* **GIVEN MATERIAL**
━━━━━━━━━━

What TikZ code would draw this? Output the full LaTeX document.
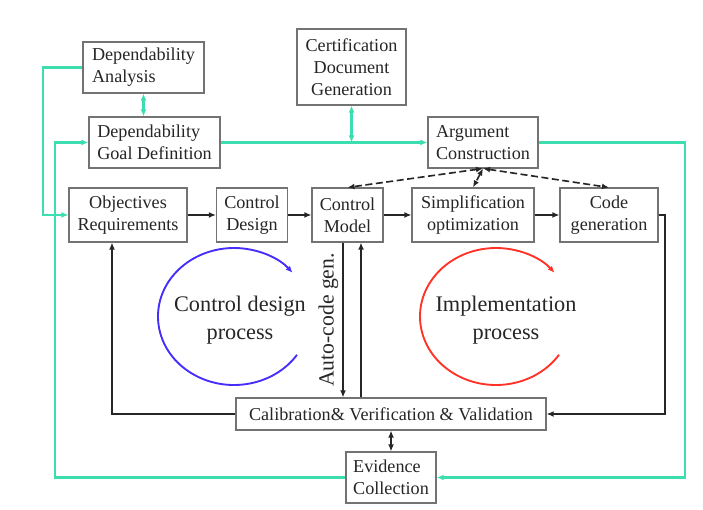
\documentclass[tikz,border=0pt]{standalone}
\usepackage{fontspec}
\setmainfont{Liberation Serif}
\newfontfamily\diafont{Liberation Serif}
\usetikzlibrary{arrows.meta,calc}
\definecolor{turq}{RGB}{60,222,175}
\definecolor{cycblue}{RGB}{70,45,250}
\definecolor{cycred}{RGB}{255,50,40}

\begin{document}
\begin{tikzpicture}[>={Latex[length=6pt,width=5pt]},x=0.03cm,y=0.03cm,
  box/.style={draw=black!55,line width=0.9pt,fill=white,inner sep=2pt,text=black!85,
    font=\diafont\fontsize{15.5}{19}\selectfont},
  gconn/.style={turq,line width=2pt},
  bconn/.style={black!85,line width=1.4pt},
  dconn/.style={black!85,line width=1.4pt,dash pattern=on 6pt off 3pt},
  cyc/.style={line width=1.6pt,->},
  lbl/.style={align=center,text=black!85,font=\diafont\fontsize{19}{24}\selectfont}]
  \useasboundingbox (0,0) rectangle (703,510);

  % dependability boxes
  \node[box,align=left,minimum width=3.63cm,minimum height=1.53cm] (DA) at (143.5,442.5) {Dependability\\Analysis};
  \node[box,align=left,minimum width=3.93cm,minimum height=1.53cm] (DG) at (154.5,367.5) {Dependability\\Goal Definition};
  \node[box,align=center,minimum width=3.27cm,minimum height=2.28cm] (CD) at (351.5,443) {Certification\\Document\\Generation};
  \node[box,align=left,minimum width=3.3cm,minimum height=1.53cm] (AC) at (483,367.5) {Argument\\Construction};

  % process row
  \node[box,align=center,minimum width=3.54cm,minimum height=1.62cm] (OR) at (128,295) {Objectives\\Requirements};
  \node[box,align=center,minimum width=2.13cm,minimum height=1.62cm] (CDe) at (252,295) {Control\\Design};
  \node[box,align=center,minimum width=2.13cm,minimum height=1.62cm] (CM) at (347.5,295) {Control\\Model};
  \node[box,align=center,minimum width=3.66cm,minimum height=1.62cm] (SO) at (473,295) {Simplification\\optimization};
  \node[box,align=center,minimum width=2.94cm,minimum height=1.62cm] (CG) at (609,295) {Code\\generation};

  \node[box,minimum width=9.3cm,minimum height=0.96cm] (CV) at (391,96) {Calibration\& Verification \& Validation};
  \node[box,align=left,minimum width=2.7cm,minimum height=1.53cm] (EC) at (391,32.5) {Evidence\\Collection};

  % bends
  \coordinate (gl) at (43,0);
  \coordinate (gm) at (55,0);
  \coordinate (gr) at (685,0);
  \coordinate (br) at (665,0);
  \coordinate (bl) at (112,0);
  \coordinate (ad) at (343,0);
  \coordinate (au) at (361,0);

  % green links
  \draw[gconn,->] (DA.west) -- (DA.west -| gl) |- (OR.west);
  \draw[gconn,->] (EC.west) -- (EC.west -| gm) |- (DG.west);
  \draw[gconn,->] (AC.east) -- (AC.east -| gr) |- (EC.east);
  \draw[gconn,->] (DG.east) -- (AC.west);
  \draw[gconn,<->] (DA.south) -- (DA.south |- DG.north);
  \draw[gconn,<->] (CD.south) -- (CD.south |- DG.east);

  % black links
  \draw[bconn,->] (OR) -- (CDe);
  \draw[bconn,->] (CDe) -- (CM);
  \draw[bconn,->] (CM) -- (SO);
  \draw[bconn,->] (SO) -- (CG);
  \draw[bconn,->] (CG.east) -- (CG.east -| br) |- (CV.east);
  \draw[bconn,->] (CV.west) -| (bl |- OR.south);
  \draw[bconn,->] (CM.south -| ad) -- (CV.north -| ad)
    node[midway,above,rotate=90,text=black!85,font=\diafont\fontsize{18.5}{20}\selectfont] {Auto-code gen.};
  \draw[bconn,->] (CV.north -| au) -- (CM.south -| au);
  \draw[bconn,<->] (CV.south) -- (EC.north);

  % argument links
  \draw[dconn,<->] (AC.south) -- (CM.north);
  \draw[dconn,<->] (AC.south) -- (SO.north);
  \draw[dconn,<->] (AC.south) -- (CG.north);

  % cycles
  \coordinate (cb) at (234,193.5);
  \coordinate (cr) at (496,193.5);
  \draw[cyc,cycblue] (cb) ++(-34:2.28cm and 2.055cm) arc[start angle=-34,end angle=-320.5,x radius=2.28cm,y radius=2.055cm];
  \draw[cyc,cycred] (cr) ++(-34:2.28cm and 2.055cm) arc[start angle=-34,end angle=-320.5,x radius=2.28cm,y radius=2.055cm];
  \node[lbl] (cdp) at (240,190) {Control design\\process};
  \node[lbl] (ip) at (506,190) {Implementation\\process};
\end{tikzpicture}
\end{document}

━━━━━━━━━━

Print, exactly as written, the lines above from the first one to the one containing "width=3.3cm,minimum height=1.53cm] (AC)". Leave out pictures.

* **FINAL RESULT**
What TikZ code would draw this? Output the full LaTeX document.
\documentclass[tikz,border=0pt]{standalone}
\usepackage{fontspec}
\setmainfont{Liberation Serif}
\newfontfamily\diafont{Liberation Serif}
\usetikzlibrary{arrows.meta,calc}
\definecolor{turq}{RGB}{60,222,175}
\definecolor{cycblue}{RGB}{70,45,250}
\definecolor{cycred}{RGB}{255,50,40}

\begin{document}
\begin{tikzpicture}[>={Latex[length=6pt,width=5pt]},x=0.03cm,y=0.03cm,
  box/.style={draw=black!55,line width=0.9pt,fill=white,inner sep=2pt,text=black!85,
    font=\diafont\fontsize{15.5}{19}\selectfont},
  gconn/.style={turq,line width=2pt},
  bconn/.style={black!85,line width=1.4pt},
  dconn/.style={black!85,line width=1.4pt,dash pattern=on 6pt off 3pt},
  cyc/.style={line width=1.6pt,->},
  lbl/.style={align=center,text=black!85,font=\diafont\fontsize{19}{24}\selectfont}]
  \useasboundingbox (0,0) rectangle (703,510);

  % dependability boxes
  \node[box,align=left,minimum width=3.63cm,minimum height=1.53cm] (DA) at (143.5,442.5) {Dependability\\Analysis};
  \node[box,align=left,minimum width=3.93cm,minimum height=1.53cm] (DG) at (154.5,367.5) {Dependability\\Goal Definition};
  \node[box,align=center,minimum width=3.27cm,minimum height=2.28cm] (CD) at (351.5,443) {Certification\\Document\\Generation};
  \node[box,align=left,minimum width=3.3cm,minimum height=1.53cm] (AC) at (483,367.5) {Argument\\Construction};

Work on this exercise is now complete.